## Short problem
Gather up all lines that carry the word "with".

----------

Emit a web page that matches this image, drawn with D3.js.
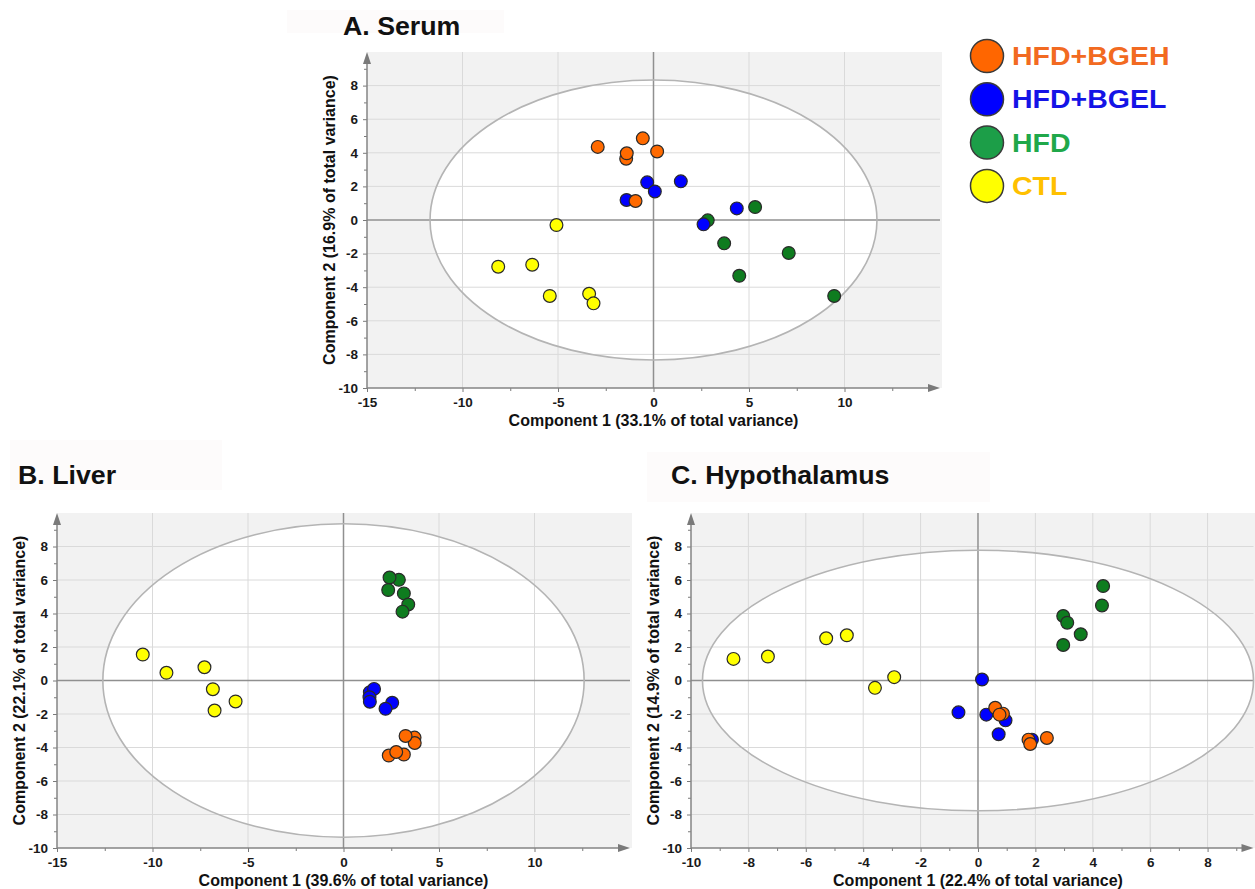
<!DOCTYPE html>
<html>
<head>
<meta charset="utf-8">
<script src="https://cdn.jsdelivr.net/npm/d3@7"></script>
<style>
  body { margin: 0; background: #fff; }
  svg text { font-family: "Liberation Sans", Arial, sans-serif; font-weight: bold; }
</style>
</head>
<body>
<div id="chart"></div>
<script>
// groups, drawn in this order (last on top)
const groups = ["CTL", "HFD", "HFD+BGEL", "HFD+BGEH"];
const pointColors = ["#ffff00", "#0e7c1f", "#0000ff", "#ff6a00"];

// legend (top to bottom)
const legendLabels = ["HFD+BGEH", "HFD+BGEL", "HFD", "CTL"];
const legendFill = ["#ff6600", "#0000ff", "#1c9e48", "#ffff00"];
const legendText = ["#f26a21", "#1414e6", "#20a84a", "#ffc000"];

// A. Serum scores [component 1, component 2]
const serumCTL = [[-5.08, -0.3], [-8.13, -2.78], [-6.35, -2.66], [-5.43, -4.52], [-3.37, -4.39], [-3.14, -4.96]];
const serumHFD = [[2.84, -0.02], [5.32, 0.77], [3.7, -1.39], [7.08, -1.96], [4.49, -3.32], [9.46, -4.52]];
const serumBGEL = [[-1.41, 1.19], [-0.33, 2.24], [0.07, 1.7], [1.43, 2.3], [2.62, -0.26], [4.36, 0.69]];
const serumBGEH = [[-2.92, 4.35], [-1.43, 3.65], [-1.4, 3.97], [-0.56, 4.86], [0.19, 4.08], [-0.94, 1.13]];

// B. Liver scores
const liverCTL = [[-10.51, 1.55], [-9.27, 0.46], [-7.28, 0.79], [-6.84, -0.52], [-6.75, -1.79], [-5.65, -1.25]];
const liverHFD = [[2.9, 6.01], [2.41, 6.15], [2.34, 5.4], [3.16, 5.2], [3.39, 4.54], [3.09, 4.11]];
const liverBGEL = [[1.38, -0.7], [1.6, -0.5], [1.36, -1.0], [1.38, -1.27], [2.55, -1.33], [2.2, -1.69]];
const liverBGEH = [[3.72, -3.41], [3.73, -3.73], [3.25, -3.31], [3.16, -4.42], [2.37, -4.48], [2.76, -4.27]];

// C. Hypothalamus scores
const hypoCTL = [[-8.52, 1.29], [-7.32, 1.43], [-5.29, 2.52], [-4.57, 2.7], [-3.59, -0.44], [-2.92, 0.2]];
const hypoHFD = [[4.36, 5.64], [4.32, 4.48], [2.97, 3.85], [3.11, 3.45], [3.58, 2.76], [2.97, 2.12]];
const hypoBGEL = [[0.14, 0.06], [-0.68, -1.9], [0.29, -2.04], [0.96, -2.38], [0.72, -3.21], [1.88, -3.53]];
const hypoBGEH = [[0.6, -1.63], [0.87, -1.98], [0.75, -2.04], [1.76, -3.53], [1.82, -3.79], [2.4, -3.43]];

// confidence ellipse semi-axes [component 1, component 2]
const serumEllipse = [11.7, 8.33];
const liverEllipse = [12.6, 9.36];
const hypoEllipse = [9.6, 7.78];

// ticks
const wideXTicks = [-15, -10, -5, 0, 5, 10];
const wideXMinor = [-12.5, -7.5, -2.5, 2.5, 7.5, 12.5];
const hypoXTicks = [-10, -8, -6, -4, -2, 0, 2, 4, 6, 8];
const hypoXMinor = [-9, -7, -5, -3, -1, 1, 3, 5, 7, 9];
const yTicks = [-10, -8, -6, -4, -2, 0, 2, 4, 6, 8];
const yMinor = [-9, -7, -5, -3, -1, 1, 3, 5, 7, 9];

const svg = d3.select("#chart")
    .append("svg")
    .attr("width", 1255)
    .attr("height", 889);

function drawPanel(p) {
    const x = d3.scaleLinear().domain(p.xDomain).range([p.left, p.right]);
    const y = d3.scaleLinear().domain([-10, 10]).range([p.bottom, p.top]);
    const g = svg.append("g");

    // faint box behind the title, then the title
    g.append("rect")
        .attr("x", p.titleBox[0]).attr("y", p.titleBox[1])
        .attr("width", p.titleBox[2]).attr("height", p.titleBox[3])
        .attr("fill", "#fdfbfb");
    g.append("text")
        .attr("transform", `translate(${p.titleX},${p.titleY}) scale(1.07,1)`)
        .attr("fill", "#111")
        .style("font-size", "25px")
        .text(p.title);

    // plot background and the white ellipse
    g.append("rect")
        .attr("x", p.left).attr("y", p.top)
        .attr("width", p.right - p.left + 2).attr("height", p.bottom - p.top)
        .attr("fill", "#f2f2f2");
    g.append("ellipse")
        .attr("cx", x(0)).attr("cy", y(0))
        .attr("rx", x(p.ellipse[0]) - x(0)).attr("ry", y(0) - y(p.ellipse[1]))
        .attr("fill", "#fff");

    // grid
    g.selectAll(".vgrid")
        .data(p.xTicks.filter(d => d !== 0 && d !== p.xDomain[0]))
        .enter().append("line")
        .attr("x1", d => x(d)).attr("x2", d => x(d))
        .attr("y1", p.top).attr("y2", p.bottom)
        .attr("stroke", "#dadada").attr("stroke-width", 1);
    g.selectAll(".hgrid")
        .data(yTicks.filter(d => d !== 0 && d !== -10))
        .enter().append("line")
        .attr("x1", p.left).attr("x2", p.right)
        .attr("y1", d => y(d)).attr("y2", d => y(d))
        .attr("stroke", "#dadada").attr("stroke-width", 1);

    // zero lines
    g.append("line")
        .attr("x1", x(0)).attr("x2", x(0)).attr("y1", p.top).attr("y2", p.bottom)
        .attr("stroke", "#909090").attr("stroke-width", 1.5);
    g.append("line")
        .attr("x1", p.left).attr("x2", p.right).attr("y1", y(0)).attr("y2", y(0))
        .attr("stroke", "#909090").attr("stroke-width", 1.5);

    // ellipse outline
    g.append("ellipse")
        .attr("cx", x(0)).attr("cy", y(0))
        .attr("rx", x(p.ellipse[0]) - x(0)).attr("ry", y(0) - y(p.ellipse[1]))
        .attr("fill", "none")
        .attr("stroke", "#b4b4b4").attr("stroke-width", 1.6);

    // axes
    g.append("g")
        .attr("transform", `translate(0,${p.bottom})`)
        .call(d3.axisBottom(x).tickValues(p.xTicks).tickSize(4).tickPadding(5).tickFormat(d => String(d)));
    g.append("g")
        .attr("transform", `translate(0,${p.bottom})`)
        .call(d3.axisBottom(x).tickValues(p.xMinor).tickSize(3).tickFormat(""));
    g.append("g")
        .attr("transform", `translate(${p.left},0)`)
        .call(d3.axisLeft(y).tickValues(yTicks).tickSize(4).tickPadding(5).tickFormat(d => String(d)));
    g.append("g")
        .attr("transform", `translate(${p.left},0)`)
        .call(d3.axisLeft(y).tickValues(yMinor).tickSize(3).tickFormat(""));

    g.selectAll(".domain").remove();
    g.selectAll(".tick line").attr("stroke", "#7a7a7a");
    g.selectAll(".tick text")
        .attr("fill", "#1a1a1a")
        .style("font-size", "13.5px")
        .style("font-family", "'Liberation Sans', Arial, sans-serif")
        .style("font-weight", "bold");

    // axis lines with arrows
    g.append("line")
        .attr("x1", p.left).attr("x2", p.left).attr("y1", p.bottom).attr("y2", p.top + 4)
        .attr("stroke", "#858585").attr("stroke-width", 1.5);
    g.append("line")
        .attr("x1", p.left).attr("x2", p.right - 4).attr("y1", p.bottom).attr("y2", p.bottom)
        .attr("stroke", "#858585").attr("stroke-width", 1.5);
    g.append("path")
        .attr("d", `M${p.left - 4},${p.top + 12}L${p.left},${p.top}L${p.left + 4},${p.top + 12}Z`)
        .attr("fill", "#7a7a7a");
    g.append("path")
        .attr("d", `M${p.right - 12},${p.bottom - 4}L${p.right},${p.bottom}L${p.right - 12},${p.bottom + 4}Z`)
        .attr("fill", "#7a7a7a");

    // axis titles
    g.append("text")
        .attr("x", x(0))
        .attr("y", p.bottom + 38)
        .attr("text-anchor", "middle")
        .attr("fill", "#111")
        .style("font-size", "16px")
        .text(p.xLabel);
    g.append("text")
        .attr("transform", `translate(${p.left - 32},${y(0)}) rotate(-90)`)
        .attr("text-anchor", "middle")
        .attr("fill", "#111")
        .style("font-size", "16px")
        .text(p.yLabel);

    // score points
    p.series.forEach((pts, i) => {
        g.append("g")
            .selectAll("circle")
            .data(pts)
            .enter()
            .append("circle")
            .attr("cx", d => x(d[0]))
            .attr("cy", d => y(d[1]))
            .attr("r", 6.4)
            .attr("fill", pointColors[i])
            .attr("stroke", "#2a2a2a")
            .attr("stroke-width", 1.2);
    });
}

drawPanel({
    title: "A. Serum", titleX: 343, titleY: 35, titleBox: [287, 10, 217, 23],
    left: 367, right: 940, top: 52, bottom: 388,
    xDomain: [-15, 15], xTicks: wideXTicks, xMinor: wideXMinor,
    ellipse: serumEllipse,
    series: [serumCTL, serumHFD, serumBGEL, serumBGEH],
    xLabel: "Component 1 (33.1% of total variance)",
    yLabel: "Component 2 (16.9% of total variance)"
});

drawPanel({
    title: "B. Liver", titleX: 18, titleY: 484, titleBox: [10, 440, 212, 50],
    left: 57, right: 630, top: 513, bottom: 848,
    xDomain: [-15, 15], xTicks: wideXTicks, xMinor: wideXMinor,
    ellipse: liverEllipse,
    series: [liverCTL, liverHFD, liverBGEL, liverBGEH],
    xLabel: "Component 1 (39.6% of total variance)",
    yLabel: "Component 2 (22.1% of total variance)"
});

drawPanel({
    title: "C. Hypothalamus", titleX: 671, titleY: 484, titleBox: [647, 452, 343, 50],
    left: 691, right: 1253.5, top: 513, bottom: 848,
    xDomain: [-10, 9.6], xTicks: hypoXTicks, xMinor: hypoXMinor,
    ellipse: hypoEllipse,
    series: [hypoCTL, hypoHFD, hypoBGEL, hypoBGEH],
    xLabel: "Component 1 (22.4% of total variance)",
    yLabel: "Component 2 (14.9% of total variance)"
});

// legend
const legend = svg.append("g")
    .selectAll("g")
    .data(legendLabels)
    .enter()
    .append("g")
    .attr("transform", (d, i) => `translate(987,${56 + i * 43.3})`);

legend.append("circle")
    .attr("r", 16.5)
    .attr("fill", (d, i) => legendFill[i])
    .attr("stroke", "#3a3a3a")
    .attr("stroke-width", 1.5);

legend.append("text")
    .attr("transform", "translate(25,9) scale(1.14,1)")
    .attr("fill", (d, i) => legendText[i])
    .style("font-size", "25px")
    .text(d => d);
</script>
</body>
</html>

----------

## Reply to the exercise
Emit a web page that matches this image, drawn with D3.js.
    // axis lines with arrows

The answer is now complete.